On the night of 11 October, 2009, however, everything changed once more.
Francesco picked up a pen and began to draw things he had never seen before. He spent the entire night drawing, continuing the next day, the following night and so on, for days on end.
Francesco”s hand, as if guided by something divine, was rapidly moving around the white sheet of paper of its own joyful accord, producing fantastic drawings. Colours burst out and unusual shapes came to life from his hands. After a few weeks, the drawings became paintings. Although he had no knowledge of painting technique, he acquired it by working, finding within himself a style that already had its own very precise expressions and definition, which was his style. Each painting is a new discovery, and he deliberately keeps no records, does not study, has no desire to learn from others and does not look at the great masters, in order not to be conditioned by those that have preceded him. Visalli works like an erupting volcano, continuously drawing and painting whatever his instincts tell him.
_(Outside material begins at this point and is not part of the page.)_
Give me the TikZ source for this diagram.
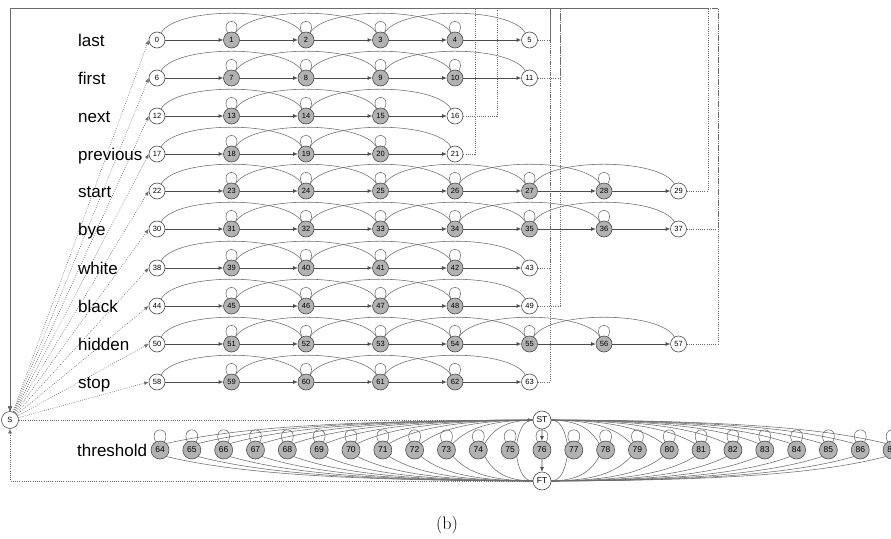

He passes through the classic creative phases, first producing the drawing and then choosing and applying the colours, without letting himself be encumbered by thought and without any mediation, almost as if in a trance. The relationship between the shapes and colour combinations in his paintings is the product of a harmony that is never deliberately sought, but discovered by chance each time. It is as if he unwraps each canvas to discover the colours that are already there, simply waiting to be revealed by him. He is amazed by the finished pictures that suddenly appear in front of him, like newly discovered portions of an unknown land, which is this strange new reality that he is living. Visalli did not consider and decide on painting as an alternative to his former profession; painting erupted into his life and chose him.
His shapes and geometry are defined by a subtle white line that runs between the colours, which never touch each other. The line is left by the canvas, because it is the canvas that designs the painting; his falsely seraphic figures form a subtle aperture between the eye of the observer and the soul of their creator, who, as if hiding from himself, “wants” to calm the vortex of his dramas and victories behind those distant and rather absent forms; or else hurl himself courageously towards new and infinite horizons, where beyond one heaven lies another, in scenes of a cosmic reality. He obtains incongruous results, rather like quietly shouting at the top of one”s voice, a freezing heat or a whirling stillness. His paintings bring to light his past and future life, without his involvement, like a flurry of pangs and torments viewed through the wrong end of a pair of binoculars, always moving a bit further beyond the heart, in an “Alternative Reality”.